DATA PROVIDED
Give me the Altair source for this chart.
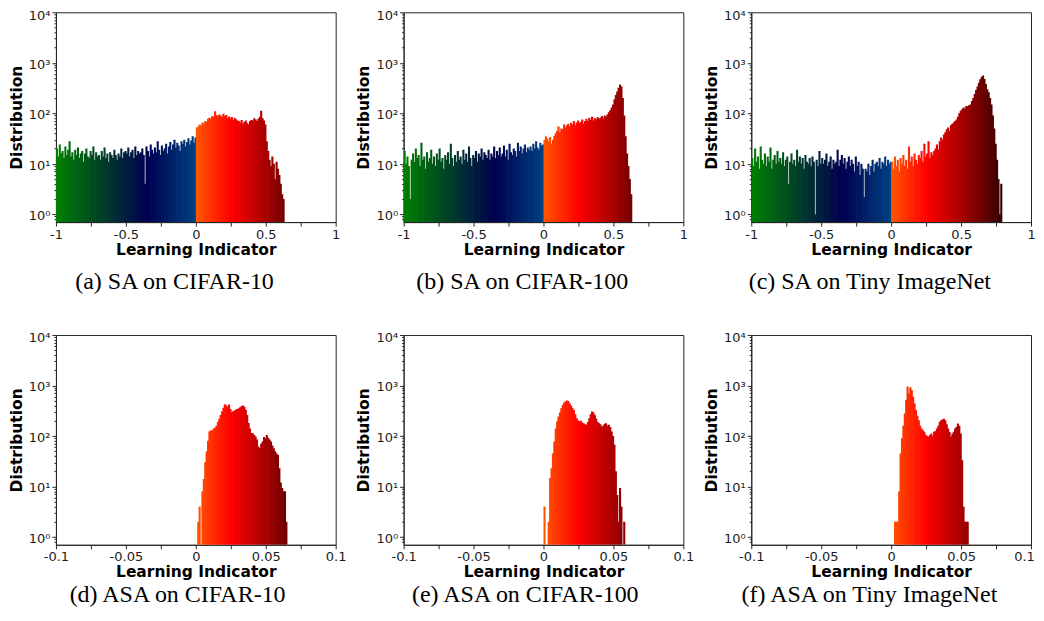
import altair as alt
import pandas as pd

# ---------------- data (bar heights) ----------------
SA_BIN = 0.01      # bin width used for the SA panels
ASA_BIN = 0.001    # bin width used for the ASA panels
Y_MIN = 0.7
Y_MAX = 10000

# (a) SA on CIFAR-10
a_neg = [20, 14, 24, 16, 18, 13, 22, 15, 19, 28,
         14, 17, 12, 19, 15, 21, 13, 16, 18, 11,
         16, 20, 14, 13, 18, 15, 22, 12, 17, 14,
         15, 12, 18, 14, 21, 13, 16, 11, 17, 15,
         13, 19, 15, 12, 16, 14, 20, 13, 17, 18,
         16, 21, 14, 17, 19, 13, 22, 15, 18, 16,
         17, 20, 15, 4, 22, 18, 14, 24, 19, 16,
         21, 17, 28, 19, 15, 23, 18, 20, 25, 16,
         22, 27, 19, 24, 30, 21, 26, 23, 18, 28,
         25, 30, 22, 27, 32, 24, 29, 35, 26, 33]
a_pos = [52, 55, 60, 58, 66, 63, 70, 68, 78, 82,
         80, 88, 85, 110, 92, 87, 95, 90, 84, 98,
         88, 92, 80, 86, 78, 84, 74, 82, 76, 72,
         70, 66, 74, 62, 68, 72, 64, 60, 70, 74,
         72, 80, 75, 70, 78, 85, 112, 80, 72, 60,
         28, 18, 12, 9, 14, 10, 5, 11, 8, 6,
         4, 2.5, 2]

# (b) SA on CIFAR-100
b_neg = [18, 10, 14, 9, 2, 12, 16, 11, 20, 13,
         15, 9, 26, 12, 14, 8, 17, 11, 13, 19,
         10, 14, 9, 16, 12, 20, 11, 13, 8, 15,
         12, 17, 10, 25, 13, 9, 15, 11, 18, 12,
         14, 10, 19, 12, 16, 11, 22, 13, 9, 15,
         13, 18, 11, 16, 14, 20, 12, 17, 15, 13,
         19, 12, 16, 14, 22, 13, 18, 15, 21, 14,
         16, 23, 14, 19, 12, 25, 17, 15, 20, 18,
         14, 26, 18, 22, 16, 20, 24, 17, 21, 19,
         22, 18, 25, 20, 28, 21, 19, 26, 23, 24]
b_pos = [30, 35, 32, 28, 34, 25, 30, 36, 40, 45,
         55, 42, 50, 48, 60, 52, 58, 62, 55, 65,
         60, 70, 58, 66, 72, 64, 68, 75, 62, 70,
         78, 70, 82, 74, 85, 72, 80, 76, 84, 78,
         82, 88, 80, 90, 85, 95, 105, 115, 130, 150,
         190, 230, 270, 320, 370, 340, 200, 90, 35, 16,
         9, 5, 2.5]

# (c) SA on Tiny ImageNet
c_neg = [13, 9, 20, 11, 14, 8, 22, 12, 10, 16,
         9, 14, 11, 21, 8, 12, 15, 10, 18, 11,
         13, 10, 17, 9, 12, 14, 4, 11, 16, 10,
         12, 9, 19, 11, 14, 10, 13, 8, 15, 11,
         10, 13, 9, 14, 11, 1, 12, 9, 18, 10,
         13, 10, 12, 16, 9, 11, 14, 8, 12, 10,
         11, 19, 9, 12, 15, 10, 13, 8, 11, 14,
         9, 12, 10, 7, 14, 9, 11, 6, 10, 8,
         2.2, 8, 7, 10, 6, 9, 12, 7, 10, 11,
         9, 13, 8, 11, 10, 14, 9, 12, 10, 11]
c_pos = [11, 8, 14, 9, 12, 7, 13, 10, 15, 9,
         12, 8, 22, 11, 14, 9, 16, 12, 10, 15,
         13, 18, 11, 25, 14, 16, 28, 13, 17, 15,
         18, 20, 24, 19, 28, 33, 30, 38, 42, 48,
         52, 45, 58, 62, 66, 70, 75, 85, 100, 112,
         120, 130, 125, 140, 138, 145, 150, 175, 200, 240,
         290, 340, 400, 470, 530, 560, 480, 380, 300, 260,
         200, 150, 90, 50, 25, 12, 5, 1, 4]

# (d) ASA on CIFAR-10
d_pos = [0, 2, 4, 0, 8, 14, 30, 49, 80, 123,
         130, 128, 140, 145, 160, 190, 220, 260, 310, 360,
         427, 400, 380, 420, 340, 296, 310, 320, 335, 340,
         355, 370, 390, 402, 380, 330, 260, 180, 140, 115,
         113, 105, 98, 85, 62, 58, 70, 78, 95, 90,
         105, 92, 85, 78, 65, 57, 50, 45, 42, 23,
         12, 9.3, 8, 8, 2]

# (e) ASA on CIFAR-100
e_pos = [4, 0, 0, 2, 14.7, 23, 45, 78, 140, 194,
         243, 290, 354, 410, 460, 480, 503, 490, 445, 400,
         360, 328, 270, 225, 205, 194, 200, 185, 179, 170,
         166, 190, 225, 270, 304, 290, 261, 220, 190, 179,
         170, 154, 160, 175, 179, 160, 166, 150, 123, 100,
         67, 20, 6.8, 2, 9.3, 4, 0, 2]

# (f) ASA on Tiny ImageNet
f_pos = [0, 0, 2, 2, 2, 8, 45, 90, 160, 280,
         514, 950, 697, 920, 810, 600, 441, 325, 250, 205,
         160, 141, 130, 121, 105, 100, 96, 104, 112, 100,
         121, 125, 141, 160, 191, 205, 213, 220, 205, 170,
         141, 120, 96, 110, 121, 140, 152, 177, 160, 112,
         33, 4, 2, 2, 2]

captions = ["(a) SA on CIFAR-10", "(b) SA on CIFAR-100", "(c) SA on Tiny ImageNet",
            "(d) ASA on CIFAR-10", "(e) ASA on CIFAR-100", "(f) ASA on Tiny ImageNet"]

sa_ticks = [-1, -0.75, -0.5, -0.25, 0, 0.25, 0.5, 0.75, 1]
sa_tick_labels = ["-1", "", "-0.5", "", "0", "", "0.5", "", "1"]
asa_ticks = [-0.1, -0.075, -0.05, -0.025, 0, 0.025, 0.05, 0.075, 0.1]
asa_tick_labels = ["-0.1", "", "-0.05", "", "0", "", "0.05", "", "0.1"]
y_major = [1, 10, 100, 1000, 10000]
y_major_labels = ["10⁰", "10¹", "10²", "10³", "10⁴"]
y_minor_mult = [2, 3, 4, 5, 6, 7, 8, 9]

color_stops = [-1.0, -0.35, -0.005, 0.005, 0.25, 0.5, 0.8]
color_range = ["#008000", "#000050", "#004080", "#ff5500", "#ff0000", "#a80000", "#300000"]


# ---------------- helpers ----------------
def make_df(segments, binw, rng):
    rows = []
    for start, counts in segments:
        for i, c in enumerate(counts):
            if c <= 0:
                continue
            x0 = start + i * binw
            rows.append({"x0": x0, "x1": x0 + binw, "count": c,
                         "t": (x0 + binw / 2) / rng})
    return pd.DataFrame(rows)


def chain(vals, labels, tol):
    expr = "''"
    for v, l in reversed(list(zip(vals, labels))):
        if l == "":
            continue
        expr = f"abs(datum.value - ({v})) < {tol} ? '{l}' : ({expr})"
    return expr


y_values = [0.8, 0.9] + [m * k for m in y_major[:-1] for k in [1] + y_minor_mult] + [y_major[-1]]
y_label_expr = chain(y_major, y_major_labels, 1e-6)
major_test = "indexof([" + ",".join(str(v) for v in y_major) + "], datum.value) >= 0"
top_test = f"datum.value == {y_major[-1]}"

cscale = alt.Scale(domain=color_stops, range=color_range, interpolate="rgb")


def panel(df, ticks, tick_labels, dom, caption, cap_offset, last_shift=0):
    x_axis_kw = dict(values=ticks, labelExpr=chain(ticks, tick_labels, 1e-9),
                     title="Learning Indicator", labelFlush=False,
                     labelOverlap=False, tickSize=4, labelPadding=2, titlePadding=1)
    if last_shift:
        x_axis_kw["labelOffset"] = alt.condition(f"datum.value == {ticks[-1]}",
                                                 alt.value(last_shift), alt.value(0))
    return alt.Chart(df).mark_bar(clip=True, x2Offset=0.7).encode(
        x=alt.X("x0:Q",
                scale=alt.Scale(domain=dom, nice=False, zero=False),
                axis=alt.Axis(**x_axis_kw)),
        x2="x1:Q",
        y=alt.Y("count:Q",
                scale=alt.Scale(type="log", domain=[Y_MIN, Y_MAX], nice=False),
                axis=alt.Axis(values=y_values, labelExpr=y_label_expr,
                              title="Distribution", labelOverlap=False,
                              tickSize=alt.condition(major_test, alt.value(4), alt.value(2)),
                              labelOffset=alt.condition(top_test, alt.value(3), alt.value(1.5)),
                              labelPadding=2, titlePadding=4)),
        y2=alt.datum(Y_MIN),
        color=alt.Color("t:Q", scale=cscale, legend=None),
    ).properties(
        width=280, height=210,
        title=alt.TitleParams(caption, orient="bottom", anchor="middle", frame="bounds",
                              font="Liberation Serif", fontSize=24,
                              fontWeight="normal", color="black", offset=cap_offset),
    )


dfs = [
    make_df([(-1.0, a_neg), (0.0, a_pos)], SA_BIN, 1.0),
    make_df([(-1.0, b_neg), (0.0, b_pos)], SA_BIN, 1.0),
    make_df([(-1.0, c_neg), (0.0, c_pos)], SA_BIN, 1.0),
    make_df([(0.0, d_pos)], ASA_BIN, 0.1),
    make_df([(0.0, e_pos)], ASA_BIN, 0.1),
    make_df([(0.0, f_pos)], ASA_BIN, 0.1),
]

panels = []
for i, df in enumerate(dfs):
    if i < 3:
        panels.append(panel(df, sa_ticks, sa_tick_labels, [-1, 1], captions[i], 12))
    else:
        panels.append(panel(df, asa_ticks, asa_tick_labels, [-0.1, 0.1], captions[i], 3,
                            last_shift=-7 if i == 5 else 0))

chart = alt.concat(
    *panels, columns=3, spacing={"row": 113, "column": 68}, bounds="flush"
).properties(
    padding={"left": 0, "top": 0, "right": 0, "bottom": 0}
).configure_view(
    stroke="#262626", strokeWidth=1
).configure_axis(
    grid=False, domainColor="#262626", tickColor="#262626",
    labelColor="#1a1a1a", labelFont="DejaVu Sans", labelFontSize=13,
    titleFont="DejaVu Sans", titleFontSize=15.5, titleFontWeight="bold",
    titleColor="black",
)

chart.save("out.html", embed_options={"renderer": "svg", "actions": False})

WHAT NEEDS TO BE DONE
Pictures are excluded: retype only the lines from the beginning of the listing above through the line with "Y_MAX = 10000", both included.

SOLVED EXERCISE
Give me the Altair source for this chart.
import altair as alt
import pandas as pd

# ---------------- data (bar heights) ----------------
SA_BIN = 0.01      # bin width used for the SA panels
ASA_BIN = 0.001    # bin width used for the ASA panels
Y_MIN = 0.7
Y_MAX = 10000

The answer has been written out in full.